Dia 5 de setembro de 2023 eu perdi a minha esposa. Agora eu não perdi nada. Agora foram só bens materiais. A casa foi embora, quase tudo foi embora, mas nada perto do que eu perdi na enchente de setembro. O que eu tinha que sofrer, eu sofri lá. A perda de uma pessoa humana. Isso tem valor. Quanto aos bens materiais, isso se reconstrói, se faz de novo. Limpa. Chorar por perda material? Eu não choro. Chorar eu chorei quando perdi minha esposa bem na minha frente.

Você sempre viveu nesta casa?

Fazia 30 anos. Agora é reconstruir devagarinho. Tenho problema nas costas, mas nada me abala. Eu criei sete filhos, tive dois casamentos. 19 netos. Tudo aqui na minha casa. Que praticamente não existe mais. Agora eu não posso mais ficar aqui. Até tem como voltar, para fazer um churrasco, uma homenagem à minha esposa. Mas morar aqui não tem mais como.

Quem era a sua esposa?

Maria da Conceição Alves da Silva, a Mariazinha, como era conhecida. Caiu do helicóptero por uma imprudência incalculável. Eu vi tudo. Ajudei a amarrar ela, vi ela subir, cair, e morrer afogada. Depois fui até o antigo campo do Lajeadense, onde ela foi levada, e dei um último beijo. Ela era uma mulher do Pará, acostumada a nadar. Mas no apavoro, na falta das condições ideais, ela não sobreviveu.

Depois disso você voltou para casa, e agora foi atingido novamente?

Refiz toda a casa depois de setembro. Depois ainda peguei um vendaval, perdi o telhado. Veio a enchente de novembro, construí a casa novamente. Agora não tem mais como morar aqui. O homem também não pode tentar resistir a tudo. Vou deixar a lembrança aqui, sempre será o meu lugar.

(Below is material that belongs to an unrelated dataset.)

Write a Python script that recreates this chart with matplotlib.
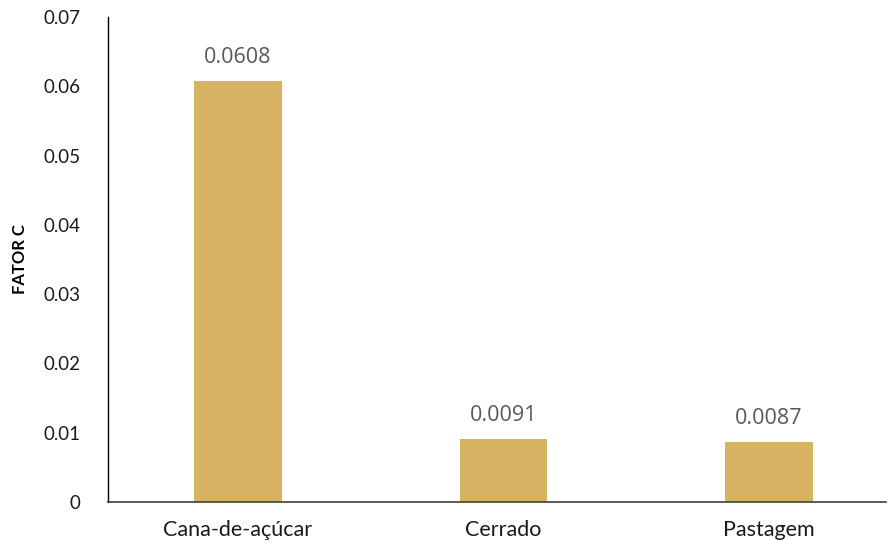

Mas morar, não tem mais como.

Você foi resgatado ou conseguiu sair de casa antes da cheia?

Eu saí às pressas antes. Tirei umas coisinhas. Coloquei o que coube no carro e fui embora. Tem coisas que ainda ficaram dentro da casa e vai dar para recuperar limpando bem. No futuro espero voltar aqui apenas para fazer o meu churrasquinho. É de rir para não chorar.

O senhor ainda consegue manter o bom humor após tudo isso?

Adianta ficar brabo? Adianta brigar? Adianta chorar? O negócio é resolver. É plantar. Cuidar do rio. O mesmo rio que nos tira tudo, nos dá alimento. Precisamos cuidar da natureza, preservar a pessoa humana. Precisamos doar. Estender a mão. Pensar no próximo. Levar alegria no peito. Deus está na alegria. Eu estou aqui, feliz, estou vivo. Quantas pessoas não estão mais vivas. Nos deixaram nessa tragédia. Eu só posso agradecer.